§ **Records to process**
(begin)

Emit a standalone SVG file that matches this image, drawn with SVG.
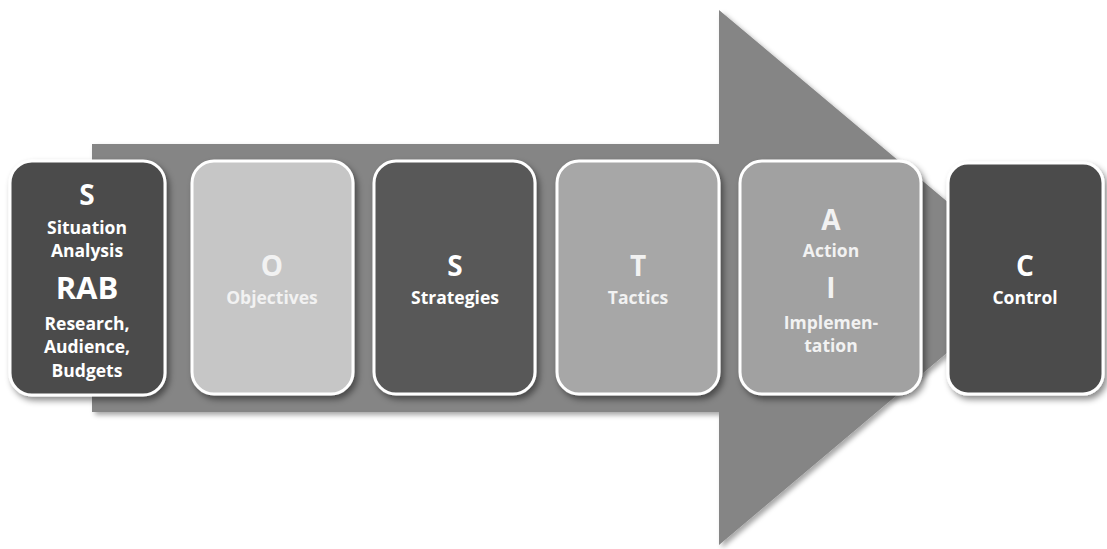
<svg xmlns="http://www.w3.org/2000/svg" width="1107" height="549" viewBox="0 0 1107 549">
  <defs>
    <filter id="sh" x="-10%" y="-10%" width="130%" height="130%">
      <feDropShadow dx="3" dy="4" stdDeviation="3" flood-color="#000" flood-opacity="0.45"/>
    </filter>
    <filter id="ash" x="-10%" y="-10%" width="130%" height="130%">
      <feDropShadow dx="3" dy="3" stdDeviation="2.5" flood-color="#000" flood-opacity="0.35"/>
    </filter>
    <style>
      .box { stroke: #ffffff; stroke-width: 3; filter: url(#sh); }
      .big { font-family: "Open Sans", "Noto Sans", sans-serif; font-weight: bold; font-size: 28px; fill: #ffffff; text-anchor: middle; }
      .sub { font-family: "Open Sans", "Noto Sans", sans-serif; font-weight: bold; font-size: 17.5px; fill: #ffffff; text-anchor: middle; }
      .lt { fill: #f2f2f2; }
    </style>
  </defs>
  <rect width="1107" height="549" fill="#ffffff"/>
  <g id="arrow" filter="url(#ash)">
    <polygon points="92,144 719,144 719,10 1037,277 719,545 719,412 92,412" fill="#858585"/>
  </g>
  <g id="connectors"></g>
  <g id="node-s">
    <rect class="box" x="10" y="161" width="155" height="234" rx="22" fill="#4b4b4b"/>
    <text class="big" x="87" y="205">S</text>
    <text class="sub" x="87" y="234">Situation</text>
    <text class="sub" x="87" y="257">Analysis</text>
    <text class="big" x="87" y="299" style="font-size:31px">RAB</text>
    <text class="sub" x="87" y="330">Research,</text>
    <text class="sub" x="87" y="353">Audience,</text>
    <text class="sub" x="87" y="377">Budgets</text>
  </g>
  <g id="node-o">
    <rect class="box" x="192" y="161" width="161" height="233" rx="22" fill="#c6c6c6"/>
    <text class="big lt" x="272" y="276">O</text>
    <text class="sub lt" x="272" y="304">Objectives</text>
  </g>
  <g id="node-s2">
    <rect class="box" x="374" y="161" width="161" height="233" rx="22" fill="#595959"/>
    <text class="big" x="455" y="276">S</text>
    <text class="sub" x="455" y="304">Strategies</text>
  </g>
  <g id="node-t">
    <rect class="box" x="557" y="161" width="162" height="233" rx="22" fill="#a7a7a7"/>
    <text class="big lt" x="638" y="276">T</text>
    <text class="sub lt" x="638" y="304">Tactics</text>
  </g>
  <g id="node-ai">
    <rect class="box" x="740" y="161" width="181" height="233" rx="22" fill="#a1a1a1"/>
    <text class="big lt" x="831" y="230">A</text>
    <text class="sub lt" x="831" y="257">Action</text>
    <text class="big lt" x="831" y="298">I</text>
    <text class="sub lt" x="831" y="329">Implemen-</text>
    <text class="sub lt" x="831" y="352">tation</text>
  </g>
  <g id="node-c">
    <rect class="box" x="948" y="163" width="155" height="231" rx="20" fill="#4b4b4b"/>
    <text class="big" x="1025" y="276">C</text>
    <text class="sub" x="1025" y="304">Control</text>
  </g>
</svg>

(end)
(begin)

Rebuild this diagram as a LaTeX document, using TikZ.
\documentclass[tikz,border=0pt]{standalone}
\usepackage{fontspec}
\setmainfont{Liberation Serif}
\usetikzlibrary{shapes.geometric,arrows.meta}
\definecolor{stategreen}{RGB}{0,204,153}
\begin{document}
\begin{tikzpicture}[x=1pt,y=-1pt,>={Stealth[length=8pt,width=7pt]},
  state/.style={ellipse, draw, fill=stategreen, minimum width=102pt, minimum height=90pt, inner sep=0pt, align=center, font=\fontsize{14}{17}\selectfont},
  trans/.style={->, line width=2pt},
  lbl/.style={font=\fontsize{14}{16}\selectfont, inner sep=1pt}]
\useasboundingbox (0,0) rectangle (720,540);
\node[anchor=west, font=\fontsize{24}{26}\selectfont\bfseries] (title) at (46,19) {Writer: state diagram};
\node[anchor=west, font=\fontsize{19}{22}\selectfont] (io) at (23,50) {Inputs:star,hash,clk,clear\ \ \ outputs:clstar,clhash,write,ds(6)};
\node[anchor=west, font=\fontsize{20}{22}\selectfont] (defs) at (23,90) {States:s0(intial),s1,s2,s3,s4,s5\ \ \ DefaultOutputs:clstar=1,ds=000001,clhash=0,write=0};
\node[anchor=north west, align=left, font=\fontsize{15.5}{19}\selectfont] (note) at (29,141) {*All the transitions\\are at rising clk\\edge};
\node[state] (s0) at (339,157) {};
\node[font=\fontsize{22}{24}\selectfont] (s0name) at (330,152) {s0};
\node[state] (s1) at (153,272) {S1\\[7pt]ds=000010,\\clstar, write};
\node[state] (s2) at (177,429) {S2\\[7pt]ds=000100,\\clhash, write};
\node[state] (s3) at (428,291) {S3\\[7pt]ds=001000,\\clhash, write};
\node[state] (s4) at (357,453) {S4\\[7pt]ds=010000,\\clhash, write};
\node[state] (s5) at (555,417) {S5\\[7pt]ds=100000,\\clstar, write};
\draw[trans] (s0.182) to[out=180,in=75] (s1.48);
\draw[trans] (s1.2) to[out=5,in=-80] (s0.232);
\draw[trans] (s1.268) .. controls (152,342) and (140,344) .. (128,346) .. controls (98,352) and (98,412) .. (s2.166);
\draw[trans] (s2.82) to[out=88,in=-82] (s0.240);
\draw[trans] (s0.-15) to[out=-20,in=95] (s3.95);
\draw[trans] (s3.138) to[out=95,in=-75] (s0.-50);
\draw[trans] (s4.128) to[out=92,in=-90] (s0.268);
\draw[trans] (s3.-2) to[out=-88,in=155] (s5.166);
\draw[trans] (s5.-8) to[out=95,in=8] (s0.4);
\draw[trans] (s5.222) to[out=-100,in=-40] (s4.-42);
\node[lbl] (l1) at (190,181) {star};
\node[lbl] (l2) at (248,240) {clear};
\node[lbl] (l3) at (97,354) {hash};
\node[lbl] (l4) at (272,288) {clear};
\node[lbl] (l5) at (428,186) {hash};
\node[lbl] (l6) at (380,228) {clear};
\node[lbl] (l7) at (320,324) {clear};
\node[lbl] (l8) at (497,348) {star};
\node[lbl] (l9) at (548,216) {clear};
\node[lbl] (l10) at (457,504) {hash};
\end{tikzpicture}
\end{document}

(end)

§ **Given request**
Locate all lines holding the word "standalone", then copy them out.

§ **Response to the exercise**
Emit a standalone SVG file that matches this image, drawn with SVG.
\documentclass[tikz,border=0pt]{standalone}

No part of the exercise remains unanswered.